Sin embargo, el cuestionamiento a los modelos convencionales no resulta sencillo y comprende siempre movilizaciones de las estructuras. Replicar el modelo educativo de la familia de origen es sin duda más sencillo que ensayar un modelo nuevo. Mientras el hombre se encargaba de proveer el sustento y la mujer del hogar y la familia, las tareas estaban claramente distribuidas y no había duda alguna en cuanto a las responsabilidades de cada cual. Actualmente la mujer asume responsabilidades económicas y el hombre participa en la crianza con lo que el reparto de responsabilidades no resulta tan sencillo y ello hace que con frecuencia las parejas enfrenten una auténtica turbulencia con la llegada de los hijos. 

¿En qué radica el problema? En que no existen equilibrios perfectos y al disolverse las fronteras entre el territorio de uno y otro,  con frecuencia se producen confusiones. Aún cuando el hombre y la mujer decidan abordar juntos el proyecto de formar una familia, compartiendo responsabilidades, usan zapatos diferentes. De no aceptar este hecho, no hacemos otra cosa que estrellarnos una y otra vez, contra un muro inamovible que es la diferencia fundamental entre la posición de uno y otro. 

Los momentos emblemáticos de esta diferencia son el embarazo y el parto, que son el tema de interés fundamental de este trabajo. Durante este periodo en el que la pareja espera al bebé por venir, se hace evidente la base de la imposibilidad de compartir de forma simétrica las funciones de crianza. Aún cuando el hombre se involucre en el proceso del embarazo, acuda a los ultrasonidos, sienta los movimientos de su bebé, asista a clases de preparación para el parto… es evidente que NO está embarazado.
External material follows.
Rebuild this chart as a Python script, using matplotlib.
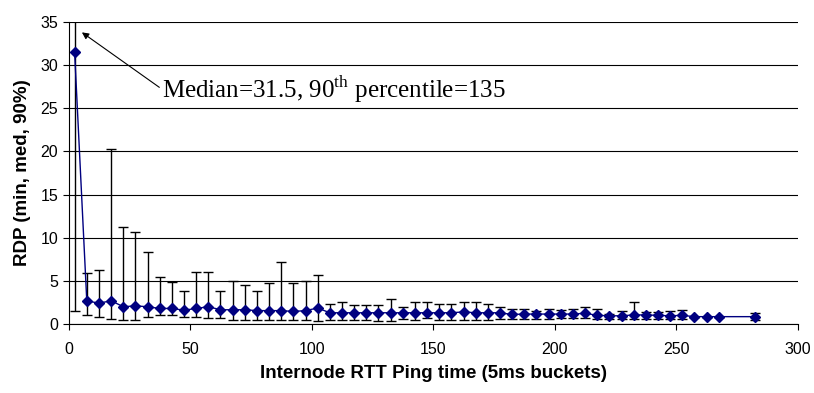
import matplotlib
matplotlib.use("Agg")
import matplotlib.pyplot as plt
import numpy as np

# bucket centres (ms) and RDP stats per bucket
rtt = [2.5, 7.5, 12.5, 17.5, 22.5, 27.5, 32.5, 37.5, 42.5, 47.5,
       52.5, 57.5, 62.5, 67.5, 72.5, 77.5, 82.5, 87.5, 92.5, 97.5,
       102.5, 107.5, 112.5, 117.5, 122.5, 127.5, 132.5, 137.5, 142.5, 147.5,
       152.5, 157.5, 162.5, 167.5, 172.5, 177.5, 182.5, 187.5, 192.5, 197.5,
       202.5, 207.5, 212.5, 217.5, 222.5, 227.5, 232.5, 237.5, 242.5, 247.5,
       252.5, 257.5, 262.5, 267.5, 282.5]
rdp_med = [31.5, 2.7, 2.4, 2.7, 2.0, 2.1, 2.0, 1.8, 1.8, 1.6,
           1.8, 2.0, 1.65, 1.65, 1.65, 1.55, 1.55, 1.55, 1.45, 1.55,
           1.85, 1.3, 1.3, 1.3, 1.3, 1.3, 1.3, 1.3, 1.3, 1.3,
           1.3, 1.3, 1.4, 1.3, 1.3, 1.3, 1.1, 1.15, 1.15, 1.15,
           1.15, 1.15, 1.25, 1.0, 0.95, 0.95, 1.05, 1.05, 1.0, 0.95,
           1.0, 0.85, 0.85, 0.85, 0.85]
rdp_min = [1.5, 1.0, 0.8, 0.6, 0.5, 0.5, 0.8, 1.0, 1.0, 0.85,
           0.85, 0.65, 0.65, 0.5, 0.5, 0.5, 0.5, 0.5, 0.5, 0.5,
           0.3, 0.45, 0.45, 0.45, 0.45, 0.3, 0.3, 0.6, 0.45, 0.7,
           0.45, 0.45, 0.45, 0.45, 0.45, 0.6, 0.6, 0.6, 0.6, 0.6,
           0.75, 0.75, 0.75, 0.6, 0.6, 0.6, 0.6, 0.6, 0.6, 0.6,
           0.6, 0.85, 0.85, 0.85, 0.5]
rdp_90 = [135, 5.9, 6.2, 20.3, 11.2, 10.7, 8.3, 5.5, 4.85, 3.8,
          6.0, 6.0, 3.8, 5.0, 4.5, 3.8, 4.7, 7.2, 4.7, 5.0,
          5.7, 2.3, 2.6, 2.2, 2.2, 2.2, 2.95, 2.0, 2.6, 2.5,
          2.3, 2.3, 2.5, 2.5, 2.3, 2.0, 1.7, 1.7, 1.55, 1.7,
          1.6, 1.7, 2.0, 1.7, 1.1, 1.55, 2.5, 1.4, 1.4, 1.55,
          1.6, 0.85, 0.85, 0.85, 1.25]

plt.rcParams['font.family'] = ['Liberation Sans', 'DejaVu Sans']
plt.rcParams['mathtext.fontset'] = 'custom'
plt.rcParams['mathtext.rm'] = 'Liberation Serif'

med = np.array(rdp_med)
yerr = [med - np.array(rdp_min), np.array(rdp_90) - med]

fig = plt.figure(figsize=(8.14, 3.93), dpi=100)
ax = fig.add_axes([0.0842, 0.1756, 0.8958, 0.7684])

ax.errorbar(rtt, med, yerr=yerr, fmt='none', ecolor='black',
            elinewidth=1.0, capsize=3.6, capthick=1.0, zorder=2)
ax.plot(rtt, med, color='#000080', lw=1.0, marker='D', markersize=5.5,
        markerfacecolor='#000080', markeredgecolor='#000080', zorder=3)

ax.set_xlim(0, 300)
ax.set_ylim(0, 35)
ax.set_xticks(range(0, 301, 50))
ax.set_yticks(range(0, 36, 5))
ax.yaxis.grid(True, color='black', lw=0.8)
ax.set_axisbelow(True)
for s in ['top', 'right']:
    ax.spines[s].set_visible(False)
ax.tick_params(direction='out', length=4, labelsize=11.5, color='black')
ax.tick_params(axis='x', pad=9)

ax.set_xlabel('Internode RTT Ping time (5ms buckets)', fontweight='bold',
              fontsize=13.5, labelpad=6)
ax.set_ylabel('RDP (min, med, 90%)', fontweight='bold', fontsize=13.5,
              labelpad=7)

ax.annotate(r'Median=31.5, 90$^{\mathrm{th}}$ percentile=135',
            xy=(5.5, 33.8), xytext=(38.5, 27.2),
            fontsize=18, family='Liberation Serif', va='center', ha='left',
            arrowprops=dict(arrowstyle='-|>', color='black', lw=0.8,
                            mutation_scale=10, shrinkA=0, shrinkB=0,
                            relpos=(0, 0.5)))

fig.savefig('out.png', dpi=100)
Algunas parejas intentan zanjar esta diferencia de postura desde el lenguaje simplemente declarando “estamos embarazados”. Pero la realidad no se construye exclusivamente a partir de la enunciación. El vientre de ella crece y  junto con él la clara diferencia entre su lugar y el de su pareja. Cuando la mujer pretende que su pareja se emocione igual que ella con las primeras “pataditas” o padezca junto con ella el insomnio de las últimas semanas de embarazo, está pidiendo un imposible. 
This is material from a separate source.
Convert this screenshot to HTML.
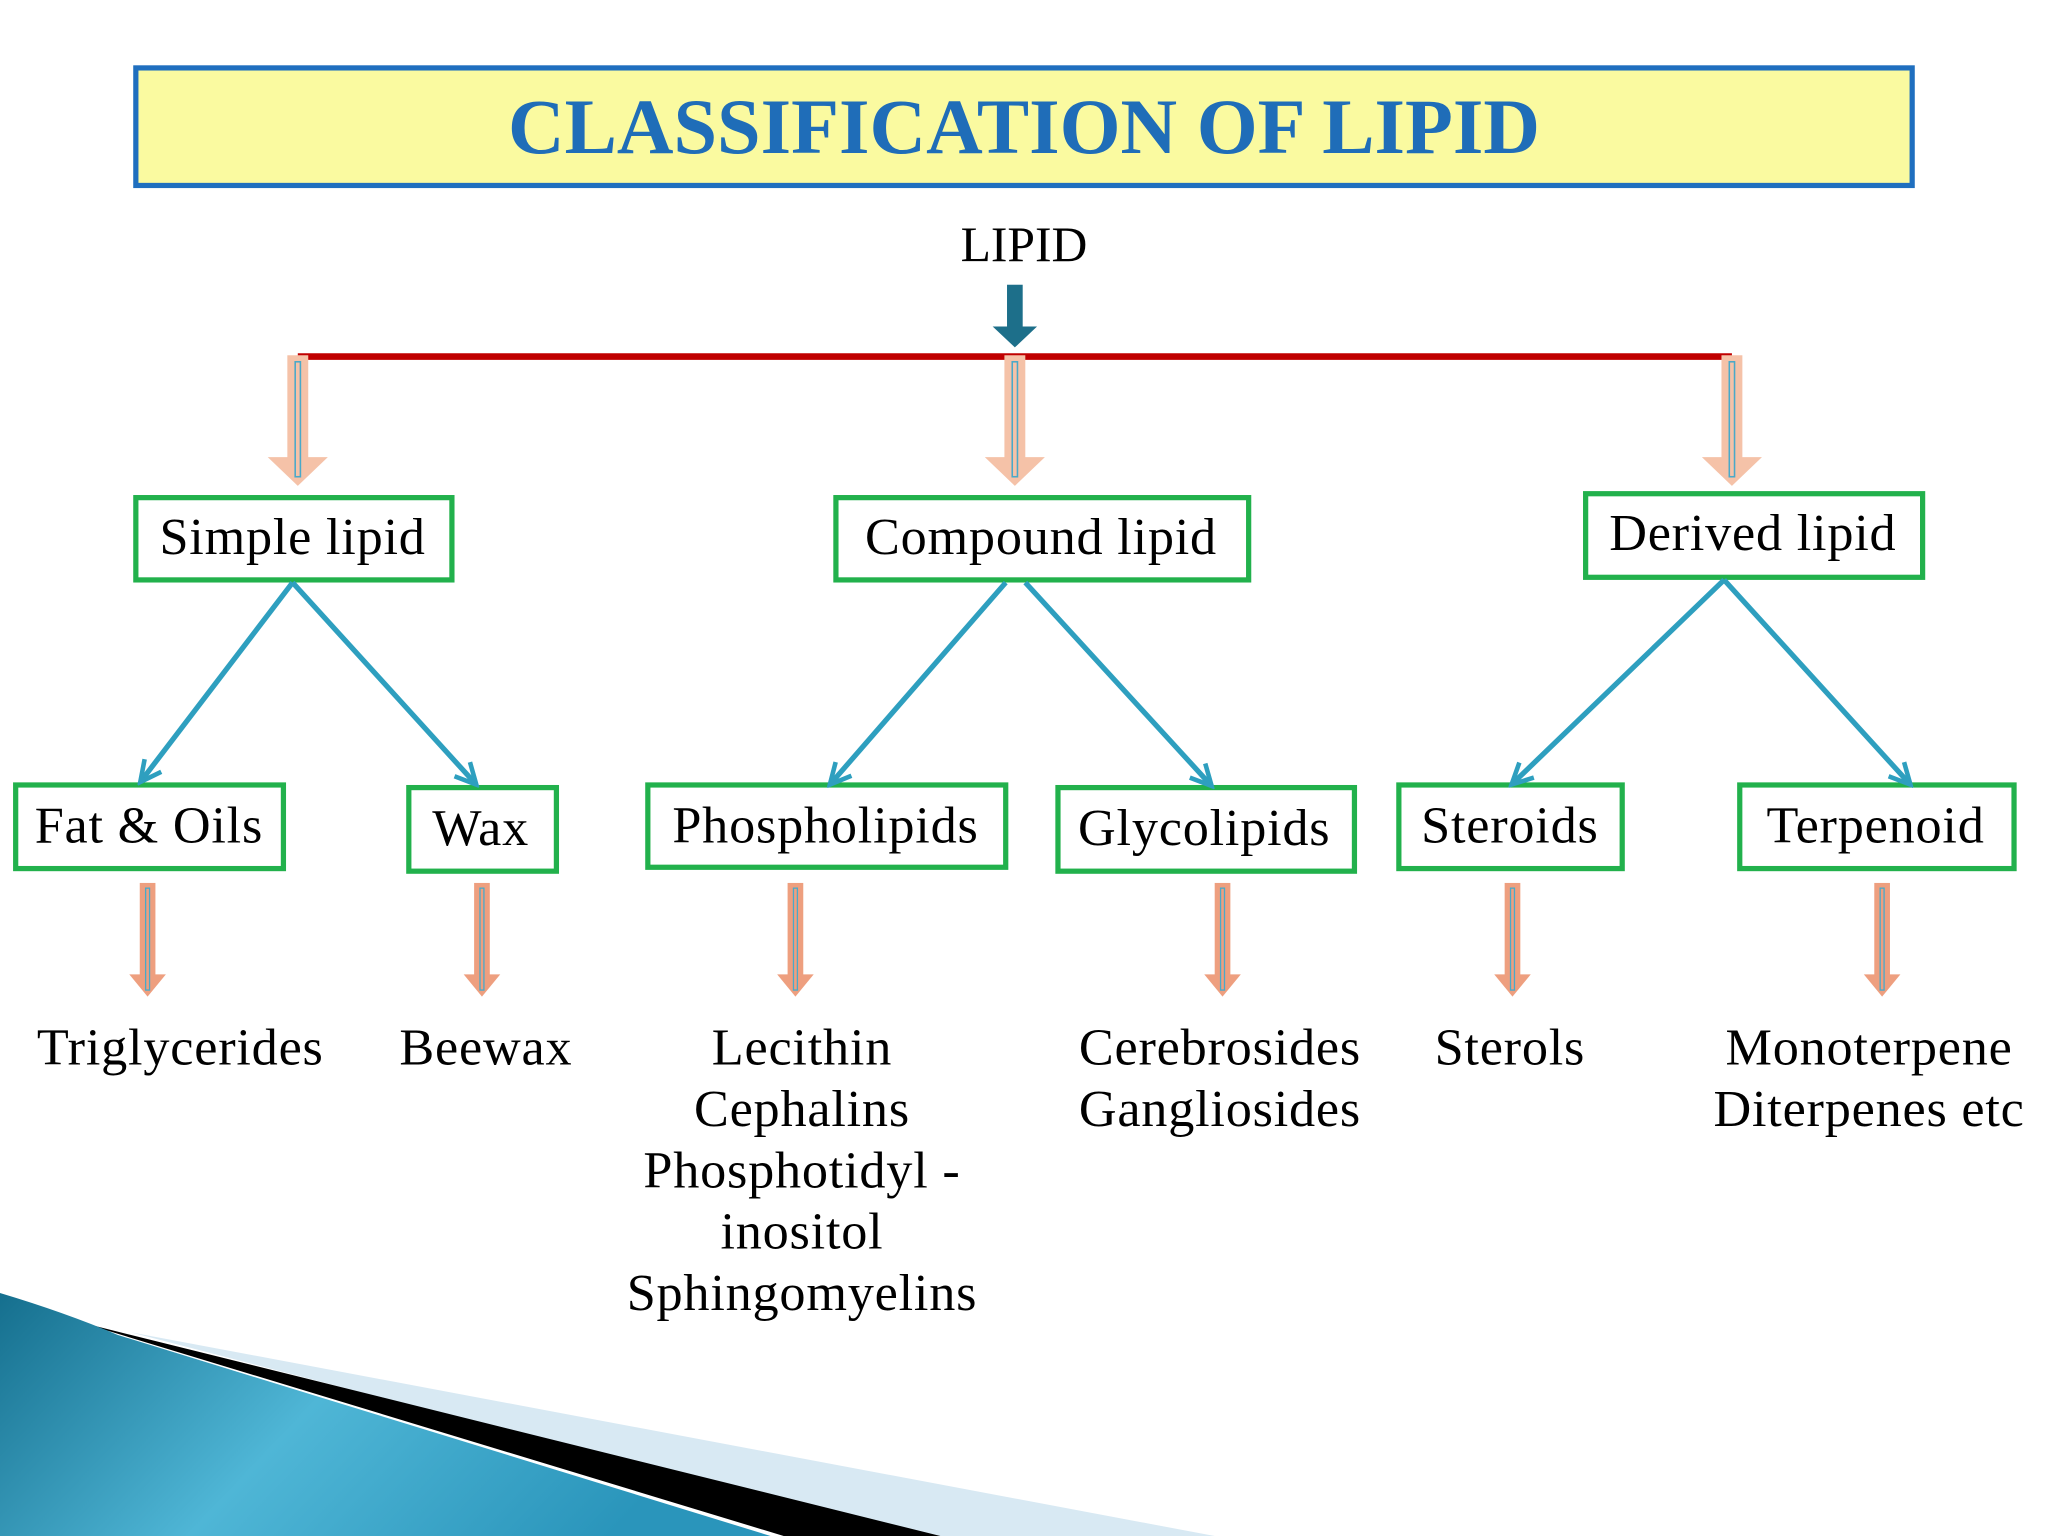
<!DOCTYPE html>
<html><head><meta charset="utf-8"><style>
html,body{margin:0;padding:0;background:#fff;}
svg{display:block;}
text{font-family:"Liberation Serif",serif;}
</style></head><body>
<svg width="2048" height="1536" viewBox="0 0 1568 1176" xmlns="http://www.w3.org/2000/svg">
<defs>
<linearGradient id="bg" x1="0" y1="0" x2="1" y2="0.3">
<stop offset="0" stop-color="#156f8e"/><stop offset="0.5" stop-color="#4fb6d6"/><stop offset="1" stop-color="#2a95bb"/>
</linearGradient>
<g id="pa"><rect x="-8" y="0" width="16" height="80" fill="#f5c2a8"/><polygon points="-23,78 23,78 0,100" fill="#f5c2a8"/><rect x="-2" y="5" width="4" height="88" fill="none" stroke="#49a9c9" stroke-width="1.2"/></g>
<g id="sa"><rect x="-6" y="0" width="12" height="72" fill="#ee9f7f"/><polygon points="-14,70 14,70 0,87" fill="#ee9f7f"/><rect x="-1.5" y="4" width="3" height="78" fill="none" stroke="#49a9c9" stroke-width="1"/></g>
<marker id="ah" markerWidth="20" markerHeight="20" refX="16" refY="10" orient="auto" markerUnits="userSpaceOnUse" viewBox="0 0 20 20"><path d="M1,2 L17,10 L1,18" fill="none" stroke="#2e9fbf" stroke-width="3.5"/></marker>
</defs>
<polygon points="100,1020 930,1176 700,1176" fill="#d8e9f3"/>
<polygon points="60,1012 100,1022 720,1176 600,1176" fill="#000"/>
<path d="M0,990 Q50,1005 90,1022 L590,1176 L0,1176 Z" fill="url(#bg)"/>
<rect x="104" y="52" width="1360" height="90" fill="#fafaa0" stroke="#1f6fbf" stroke-width="4"/>
<text x="784" y="117" text-anchor="middle" font-size="60" font-weight="bold" fill="#1f6db8">CLASSIFICATION OF LIPID</text>
<text x="784" y="200" text-anchor="middle" font-size="38">LIPID</text>
<rect x="771" y="218" width="12" height="32" fill="#1d6f8a"/>
<polygon points="760,250 794,250 777,266" fill="#1d6f8a"/>
<line x1="228" y1="273" x2="1326" y2="273" stroke="#c00000" stroke-width="5"/>
<use href="#pa" x="228" y="272"/><use href="#pa" x="777" y="272"/><use href="#pa" x="1326" y="272"/>
<g fill="none" stroke="#22b14c" stroke-width="4">
<rect x="104" y="381" width="242" height="63"/><rect x="640" y="381" width="316" height="63"/><rect x="1214" y="378" width="258" height="64"/>
<rect x="12" y="601" width="205" height="64"/><rect x="313" y="603" width="113" height="64"/><rect x="496" y="601" width="274" height="63"/>
<rect x="810" y="603" width="227" height="64"/><rect x="1071" y="601" width="171" height="64"/><rect x="1332" y="601" width="210" height="64"/>
</g>
<g font-size="40" text-anchor="middle" letter-spacing="0.6">
<text x="224" y="424">Simple lipid</text><text x="797" y="424">Compound lipid</text><text x="1342" y="421">Derived lipid</text>
<text x="114" y="645">Fat &amp; Oils</text><text x="368" y="647">Wax</text><text x="632" y="645">Phospholipids</text>
<text x="922" y="647">Glycolipids</text><text x="1156" y="645">Steroids</text><text x="1436" y="645">Terpenoid</text>
</g>
<g stroke="#2e9fbf" stroke-width="4" marker-end="url(#ah)">
<line x1="224" y1="446" x2="108" y2="598"/><line x1="224" y1="446" x2="364" y2="600"/>
<line x1="770" y1="446" x2="636" y2="600"/><line x1="785" y1="446" x2="927" y2="601"/>
<line x1="1320" y1="444" x2="1158" y2="600"/><line x1="1320" y1="444" x2="1462" y2="600"/>
</g>
<use href="#sa" x="113" y="676"/><use href="#sa" x="369" y="676"/><use href="#sa" x="609" y="676"/>
<use href="#sa" x="936" y="676"/><use href="#sa" x="1158" y="676"/><use href="#sa" x="1441" y="676"/>
<g font-size="40" text-anchor="middle" letter-spacing="0.6">
<text x="138" y="815">Triglycerides</text><text x="372" y="815">Beewax</text>
<text x="614" y="815">Lecithin</text><text x="614" y="862">Cephalins</text><text x="614" y="909">Phosphotidyl -</text><text x="614" y="956">inositol</text><text x="614" y="1003">Sphingomyelins</text>
<text x="934" y="815">Cerebrosides</text><text x="934" y="862">Gangliosides</text>
<text x="1156" y="815">Sterols</text>
<text x="1431" y="815">Monoterpene</text><text x="1431" y="862">Diterpenes etc</text>
</g>
</svg>
</body></html>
Lo mismo ocurre durante el parto. Aún cuando el hombre esté presente en el momento del nacimiento, quien va a “parir” es la mujer y sólo ella. En ocasiones la preparación para el parto es usada también como una suerte de pantalla pero la diferencia de posturas NO desaparece a pesar de los esfuerzos que se hagan por negarla. 
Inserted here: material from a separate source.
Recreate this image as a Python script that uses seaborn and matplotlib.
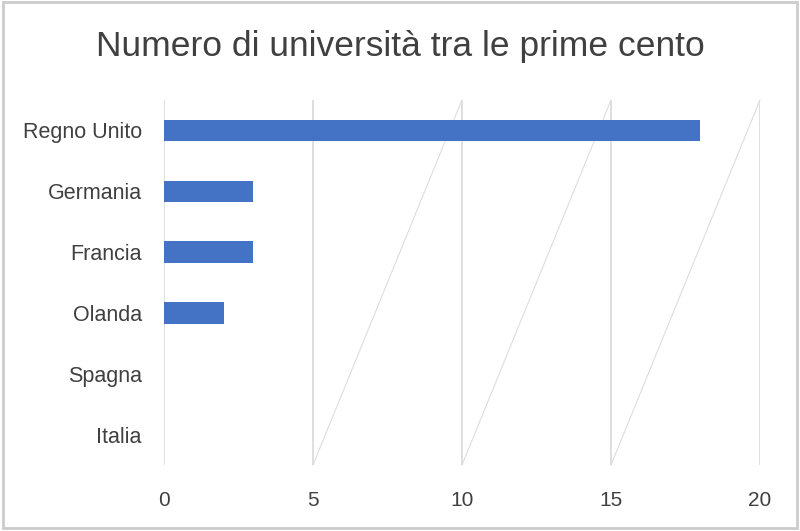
import matplotlib
matplotlib.use("Agg")
import matplotlib.pyplot as plt
import seaborn as sns
import pandas as pd
from matplotlib.patches import Rectangle

countries = ["Regno Unito", "Germania", "Francia", "Olanda", "Spagna", "Italia"]
values = [18, 3, 3, 2, 0, 0]
xticks = [0, 5, 10, 15, 20]
title = "Numero di università tra le prime cento"

sns.set_theme(style="white")
plt.rcParams['font.family'] = ['Liberation Sans', 'DejaVu Sans']

df = pd.DataFrame({"country": countries, "value": values})

fig = plt.figure(figsize=(8, 5.31), dpi=100)
ax = fig.add_axes([0.205, 0.1243, 0.745, 0.6874])

sns.barplot(data=df, x="value", y="country", color="#4472C4", saturation=1,
            width=0.35, ax=ax, order=countries, linewidth=0)

ax.set_xlim(xticks[0], xticks[-1])
ax.set_xticks(xticks)
ax.set_ylim(len(countries) - 0.5, -0.5)
ax.set_xlabel("")
ax.set_ylabel("")
for s in ax.spines.values():
    s.set_visible(False)
ax.grid(axis="x", color="#D9D9D9", linewidth=1.2)
ax.set_axisbelow(True)
ax.tick_params(axis="both", length=0, colors="#404040")
ax.tick_params(axis="x", labelsize=15, pad=19)
ax.tick_params(axis="y", labelsize=15.5, pad=16)

# faint diagonal artifacts between gridlines
y0, y1 = ax.get_ylim()
for a, b in zip(xticks[1:-1], xticks[2:]):
    ax.plot([a, b], [y0, y1], color="#DDDDDD", linewidth=0.8, zorder=0.5, clip_on=False)

fig.text(0.5, 0.912, title, ha="center", va="center", fontsize=25.5, color="#404040")

fig.patches.append(Rectangle((0.004, 0.006), 0.992, 0.99, transform=fig.transFigure,
                             fill=False, edgecolor="#CCCCCC", linewidth=2))

fig.savefig("out.png", dpi=100)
¿Qué hacer entonces? Ponerse cada cual en sus zapatos. Resulta infinitamente mejor tener durante el parto a una pareja que acompañe a su mujer desde la emoción que sólo ellos comparten, que a un “couch” que ha decidido participar del evento “activamente” indicando modelos de respiración y posturas adecuadas para cada fase. El padre en el parto no necesita ser más que el padre; no requiere aprender digitopuntura ni aromaterapia. No necesita tomar las riendas del evento sino soltarlas y dejárselas a ella, que es quien realmente está a cargo en ese momento. Acompañar el dolor es tener la capacidad de pararse frente a él con un corazón suficientemente abierto y ancho como para abrazarlo y darle cabida. Es realmente difícil hacer esto, especialmente cuando quien enfrenta el dolor es alguien a quien se ama, pero eso precisamente es lo que se requiere durante el parto… alguien que esté contigo y para ti.

Con esta reflexión no pretendo decir que debamos regresar a los modelos convencionales de paternidad y maternidad. Simplemente quisiera señalar el hecho de que desconocer la diferencia no ayuda a construir plataformas sólidas. Debemos replantearnos las responsabilidades y tareas de cada cual, partiendo del hecho de que usamos zapatos que no son intercambiables. Y que la equidad no necesariamente implica simetría. Podemos plantearnos la crianza de nuestros hijos como una responsabilidad a compartir equitativa pero no simétricamente. No es necesario darle biberones al bebé para repartir la responsabilidad de la alimentación. Es mejor que si la madre, que es quien anatómicamente está diseñada para nutrir, se encarga de hacerlo, el padre asuma otras de las muchas tareas que comprende el cuidado de un hijo.

Mi recomendación para aquellos que se hayan propuesto criar a sus hijos en conjunto: Reconozcan y respeten las diferencias.